I can write this decision in my sleep; “I prefer the complainant’s version of events…”
Second: Steyn is, as always, at his best; this time on the absurdity of state speech controls:
Got that? If a Muslim says that Islam is opposed to homosexuality, Scotland Yard will investigate him for homophobia; but if a gay says that Islam is opposed to homosexuality, Scotland Yard will investigate him for Islamophobia. Two men say exactly the same thing and they’re investigated for different hate crimes.

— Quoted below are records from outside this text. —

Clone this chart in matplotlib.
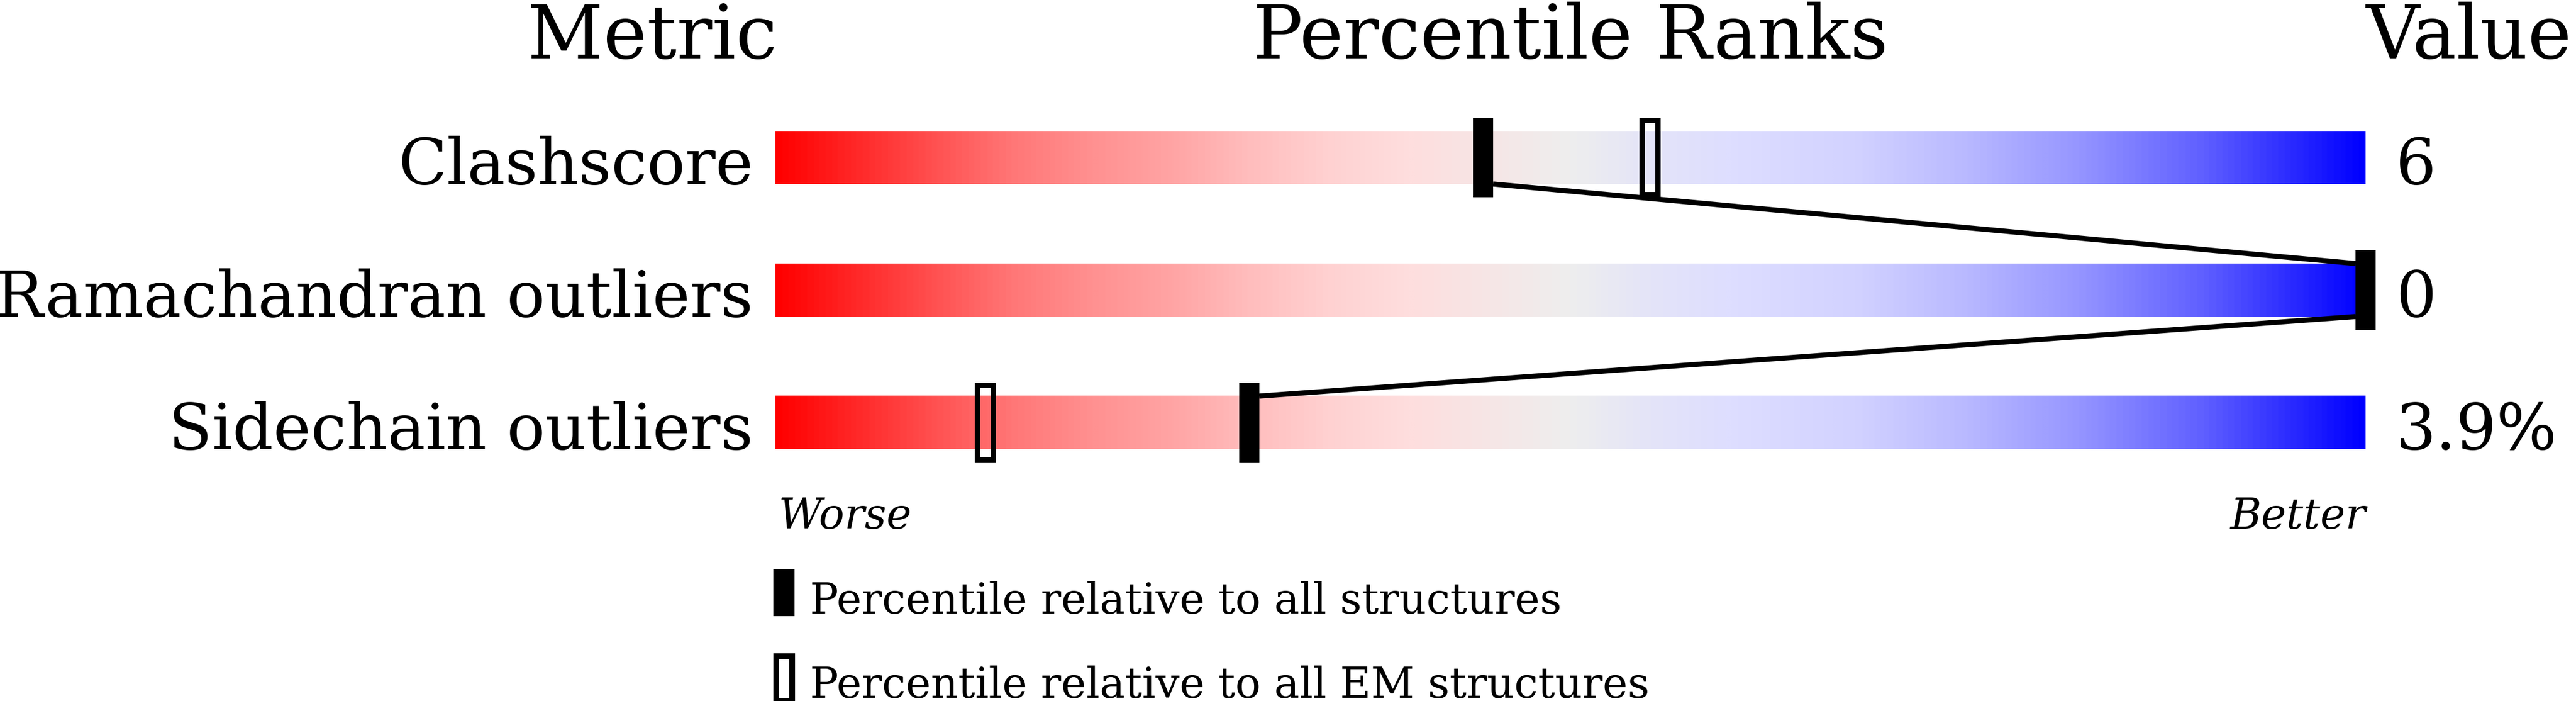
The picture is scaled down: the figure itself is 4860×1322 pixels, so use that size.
import numpy as np
import matplotlib
matplotlib.use("Agg")
import matplotlib.pyplot as plt
from matplotlib.colors import LinearSegmentedColormap
from matplotlib.patches import Rectangle

# ---- data ----
metrics = ["Clashscore", "Ramachandran outliers", "Sidechain outliers"]
values = ["6", "0", "3.9%"]
pct_all = [44.5, 100.0, 29.8]          # percentile relative to all structures
pct_em = [55.0, None, 13.2]            # percentile relative to all EM structures
legend_labels = ["Percentile relative to all structures",
                 "Percentile relative to all EM structures"]

# ---- figure ----
W, H, DPI = 4860, 1322, 300
fig = plt.figure(figsize=(W / DPI, H / DPI), dpi=DPI)
ax = fig.add_axes([0, 0, 1, 1])
ax.axis("off")

stops = [(0.00, (255, 0, 0)), (0.11, (255, 90, 90)), (0.15, (255, 120, 120)),
         (0.20, (255, 145, 145)), (0.25, (255, 165, 165)), (0.30, (255, 190, 190)),
         (0.35, (255, 210, 210)), (0.40, (254, 222, 222)), (0.45, (246, 230, 230)),
         (0.50, (238, 238, 238)), (0.55, (228, 228, 248)), (0.60, (222, 222, 255)),
         (0.68, (210, 210, 255)), (0.75, (185, 185, 255)), (0.82, (150, 150, 255)),
         (0.90, (95, 95, 255)), (1.00, (0, 0, 255))]
cmap = LinearSegmentedColormap.from_list(
    "slider", [(p, tuple(c / 255 for c in rgb)) for p, rgb in stops])

bar_h = 0.4
mk_h = 0.6
mk_w = 1.27
grad = np.linspace(0, 1, 1200)[None, :]

serif = "DejaVu Serif"
lbl_fs = 28.8
title_fs = 33.5
small_fs = 19.2

for i, (m, v) in enumerate(zip(metrics, values)):
    ax.imshow(grad, cmap=cmap, extent=(0, 100, i + bar_h / 2, i - bar_h / 2),
              aspect="auto", interpolation="bilinear", zorder=1)
    ax.text(-1.4, i + bar_h / 2, m, ha="right", va="baseline",
            fontsize=lbl_fs, family=serif)
    ax.text(101.9, i + bar_h / 2, v, ha="left", va="baseline",
            fontsize=lbl_fs, family=serif)
    # solid marker
    ax.add_patch(Rectangle((pct_all[i] - mk_w / 2, i - mk_h / 2), mk_w, mk_h,
                           facecolor="black", edgecolor="none", zorder=4))
    # hollow marker
    if pct_em[i] is not None:
        ax.add_patch(Rectangle((pct_em[i] - mk_w * 0.4, i - mk_h / 2 + 0.02),
                               mk_w * 0.8, mk_h - 0.04, facecolor="none",
                               edgecolor="black", linewidth=2.4, zorder=4))

# connecting line between consecutive solid markers
for i in range(len(metrics) - 1):
    a, b = pct_all[i], pct_all[i + 1]
    xa = a + mk_w / 2 if a < b else a - mk_w / 2
    xb = b - mk_w / 2 if a < b else b + mk_w / 2
    ax.plot([xa, xb], [i + bar_h / 2, i + 1 - bar_h / 2], color="black",
            linewidth=2.3, solid_capstyle="butt", zorder=3)

# headers
ax.text(0.1, -0.748, "Metric", ha="right", va="baseline", fontsize=title_fs, family=serif)
ax.text(50, -0.748, "Percentile Ranks", ha="center", va="baseline", fontsize=title_fs, family=serif)
ax.text(100, -0.748, "Value", ha="left", va="baseline", fontsize=title_fs, family=serif)

ax.text(0.2, 2.8, "Worse", ha="left", va="baseline", fontsize=small_fs,
        family=serif, style="italic")
ax.text(100, 2.8, "Better", ha="right", va="baseline", fontsize=small_fs,
        family=serif, style="italic")

# legend
ax.add_patch(Rectangle((-0.13, 3.104), 1.33, 0.356, facecolor="black",
                       edgecolor="none", zorder=4))
ax.add_patch(Rectangle((0.05, 3.76), 0.97, 0.34, facecolor="none",
                       edgecolor="black", linewidth=2.6, zorder=4))
ax.text(2.17, 3.44, legend_labels[0], ha="left", va="baseline",
        fontsize=small_fs, family=serif)
ax.text(2.17, 4.076, legend_labels[1], ha="left", va="baseline",
        fontsize=small_fs, family=serif)

ax.set_xlim(-1463 / 30, (W - 1463) / 30)
ax.set_ylim((H - 297) / 250, -297 / 250)

fig.savefig("out.png", dpi=DPI, facecolor="white")
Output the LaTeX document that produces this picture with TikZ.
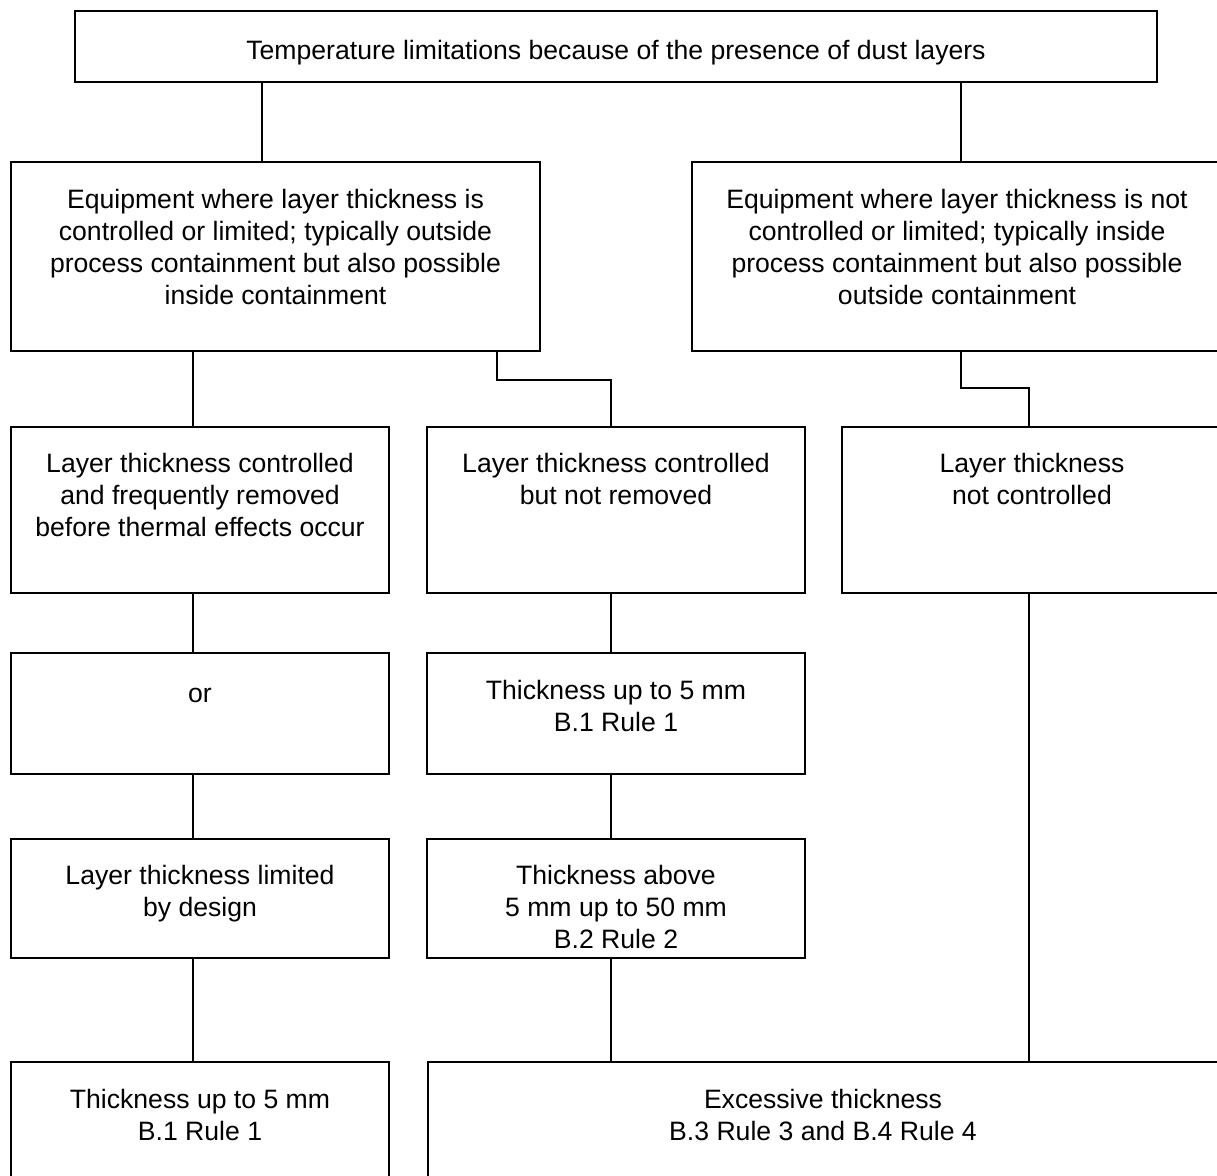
\documentclass[tikz,border=0pt]{standalone}
\usepackage{fontspec}
\setmainfont{Liberation Sans}
\begin{document}
\begin{tikzpicture}[x=1pt,y=-1pt,
  box/.style={draw=black, line width=1.8pt, rectangle, inner sep=0pt, outer sep=0pt, anchor=north west},
  lbl/.style={anchor=north, inner sep=0pt, align=center, font=\fontsize{26.6}{32}\selectfont, execute at begin node=\strut},
  conn/.style={draw=black, line width=1.8pt}]
\useasboundingbox (0,0) rectangle (1217,1175);
\clip (0,0) rectangle (1217,1175);
% boxes
\node[box, minimum width=1082pt, minimum height=71pt] (top) at (75,11) {};
\node[box, minimum width=529pt, minimum height=189pt] (L2) at (11,162) {};
\node[box, minimum width=530pt, minimum height=189pt] (R2) at (692,162) {};
\node[box, minimum width=378pt, minimum height=166pt] (A3) at (11,427) {};
\node[box, minimum width=378pt, minimum height=166pt] (B3) at (427,427) {};
\node[box, minimum width=380pt, minimum height=166pt] (C3) at (842,427) {};
\node[box, minimum width=378pt, minimum height=121pt] (A4) at (11,653) {};
\node[box, minimum width=378pt, minimum height=121pt] (B4) at (427,653) {};
\node[box, minimum width=378pt, minimum height=119pt] (A5) at (11,839) {};
\node[box, minimum width=378pt, minimum height=119pt] (B5) at (427,839) {};
\node[box, minimum width=378pt, minimum height=130pt] (A6) at (11,1062) {};
\node[box, minimum width=790pt, minimum height=130pt] (B6) at (428,1062) {};
% texts
\node[lbl] (ttop) at (616,37) {Temperature limitations because of the presence of dust layers};
\node[lbl] (tL2) at (275.5,189) {Equipment where layer thickness is\\controlled or limited; typically outside\\process containment but also possible\\inside containment};
\node[lbl] (tR2) at (957,189) {Equipment where layer thickness is not\\controlled or limited; typically inside\\process containment but also possible\\outside containment};
\node[lbl] (tA3) at (200,453) {Layer thickness controlled\\and frequently removed\\before thermal effects occur};
\node[lbl] (tB3) at (616,453) {Layer thickness controlled\\but not removed};
\node[lbl] (tC3) at (1032,453) {Layer thickness\\not controlled};
\node[lbl] (tA4) at (200,680) {or};
\node[lbl] (tB4) at (616,680) {Thickness up to 5 mm\\B.1 Rule 1};
\node[lbl] (tA5) at (200,865) {Layer thickness limited\\by design};
\node[lbl] (tB5) at (616,865) {Thickness above\\5 mm up to 50 mm\\B.2 Rule 2};
\node[lbl] (tA6) at (200,1089) {Thickness up to 5 mm\\B.1 Rule 1};
\node[lbl] (tB6) at (823,1089) {Excessive thickness\\B.3 Rule 3 and B.4 Rule 4};
% connectors
\draw[conn] (top.south -| 262,0) -- (L2.north -| 262,0);
\draw[conn] (top.south -| 961,0) -- (R2.north -| 961,0);
\draw[conn] (L2.south -| 193,0) -- (A3.north -| 193,0);
\draw[conn] (L2.south -| 497,0) |- (611,380) -- (B3.north -| 611,0);
\draw[conn] (R2.south -| 961,0) |- (1029,388) -- (C3.north -| 1029,0);
\draw[conn] (A3.south -| 193,0) -- (A4.north -| 193,0);
\draw[conn] (B3.south -| 611,0) -- (B4.north -| 611,0);
\draw[conn] (A4.south -| 193,0) -- (A5.north -| 193,0);
\draw[conn] (B4.south -| 611,0) -- (B5.north -| 611,0);
\draw[conn] (A5.south -| 193,0) -- (A6.north -| 193,0);
\draw[conn] (B5.south -| 611,0) -- (B6.north -| 611,0);
\draw[conn] (C3.south -| 1029,0) -- (B6.north -| 1029,0);
\end{tikzpicture}
\end{document}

Third: This didn’t happen in a Human Rights Tribunal, but nevertheless it’s more evidence that any quasi-judicial system will inevitably be abused by social activists masquerading as tribunal members who see their position as a licence to do good in their own eyes – with other peoples’ money. If definitions need to be stretched beyond the realm of credibility in order to achieve this, so be it:
Tribunal Member Linda LeBourdais ruled in 2009 that, in her opinion, “this young mother is overwhelmed with what is on her plate, over and above the impairments she experiences from her conditions. Together they make functioning on a day-to-day basis difficult. Lacking a significant education, a lack of workplace skills and experience, in addition to an inability to read and write, realistically preclude any chance for employment.”
That is a regrettable plight, the Divisional Court judges ruled, but it is not a disability.
Fourth: Now that it’s 9/12, we can remember some of the illiberal policies that came in the wake of the tragedy. The poorly administered no-fly list is one of them. But the CHRC is not the venue for correcting this problem. Not only do they care little for classic civil liberties, they can take up to six years to hear your case.
Fifth: Some guy is writing in the Propagandist about Heather McNoughton of BCHRT fame. Some guy. Don’t know him.